Sleep mask (essential to me, though I've used clothing in a pinch)
Laundry basket (here and/or bathroom)
At least one full outfit is needed (unless it's legal to go nude and you live somewhere temperate), that addresses the weather year round where you live. I know people who choose not to have any underwear, and I've seen lists where people count 12 pair of underwear as one.
- Undergarments (panty/short, bra, pair of socks)
Most people want more than this. I create successful wardrobes for women out of 10 items, not including undergarments. You may also want somewhere to put them, meaning hangers for a closet, or a small chest of drawers, shelving, etc.
- Towel, hand towel, wash cloth (one or some combination. I like a set for me and another for guests)
- Toilet paper
- Hand soap (liquid in a bottle or soap in a dish)
- Shower curtain (depending on the type of shower and if you take showers)
- First aid kit
- Shaving oil
- Crystal deodorant stick
- Toothbrush, toothpaste (can be liquid bronner's used also as hand soap and laundry soap)
- Hair scissors (if you diy)
- Toilet plunger
- Toilet brush
- kitchen soap
- dish sponge or cloth
- dish towel
- quality knife
Particulars of cookware and eating dishes/silverware are really about the individual.
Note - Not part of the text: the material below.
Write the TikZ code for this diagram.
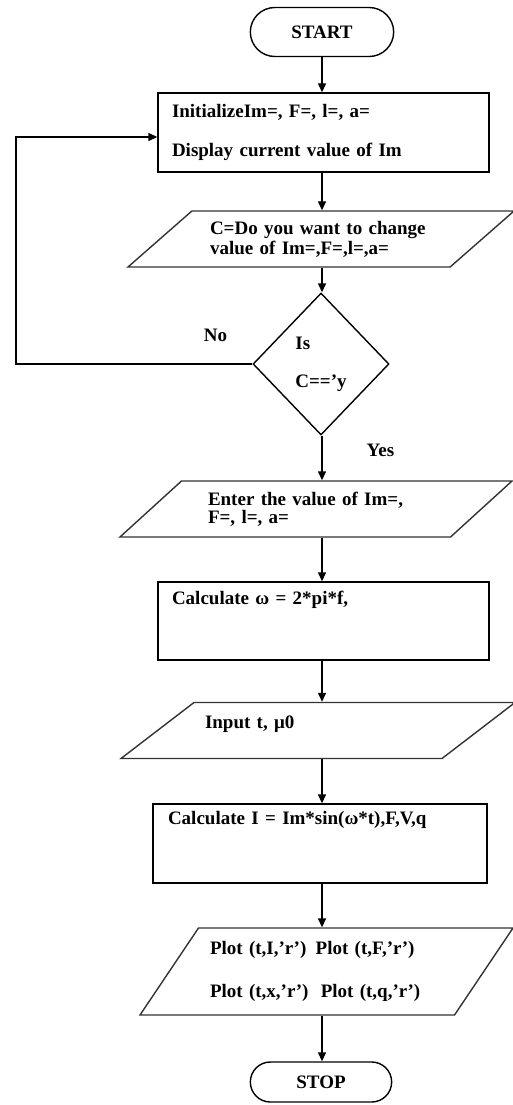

Some of the super minimalist lists don't have any kitchen items because they eat out for every meal. I prepare my own food, but there isn't much preparation for most of what I eat (dried and fresh fruit, nuts, olives, steamed or baked veg, etc). For others, the kitchen is a hobby zone, and they enjoy many gadgets and different pan shapes and vast spice racks so on.
blender, food processor, juicer
dishes (bowls, plates, cups)
silverware (forks, spoons, knives)
coffee maker, frenchpress, aeropress, etc; kettle
serving/stirring spoon/ladle, whisk, spatula (scraping kind), spatula (flipping kind)
measuring cups and spoons
toaster, toaster oven
rolls of aluminum foil, wax paper, plastic wrap, and parchment paper
cupcake tin, bread pans, cake pans
After reading all that, don't you want to just have some dried fruit and nuts with me, swig wine out of a bottle, and call it done? I ain't packing all that ish. My VitaMix has traveled with me for the last ten years. I need to send it in at some point, but it's a very handy tool. If I move somewhere warm, it will warrant bringing my Dole banana nicecream machine- otherwise it will stay behind.
- rubber gloves
- bronner's liquid soap (laundry, teeth, hands, floors, etc)
- rubbing alcohol
- baking soda
- trash bags
- trash bin
- paper towels
Living Room is a non-essential category. Imagine a studio apartment where the bedroom and living room are one and the same, and the difference is whether the futon is in couch shape or folded down as a bed. It is a category for entertaining (yourself and/or others), and where many personal items may be if the home is yours (shared housing will find your personal items mostly in your bedroom). Dining room is another non-essential category primarily for entertainment purposes. Office and hobby rooms are two other likely possibilities for non-essential rooms you may have and enjoy.
- smoke detectors
- carbon monoxide detector
- low folding table or other dining table or coffee table or desk
- floor pillows (4) or chairs or other seating
- lighting (lamps, reading light, flashlight)
- Curtains or privacy screen if there is a window
- decorations, artwork, plants, candles
- notebooks, pens, paper
- hobby items
- fitness items (yoga mat, etc)
Interesting though the personal item lists are, what is on your Living Essentials list?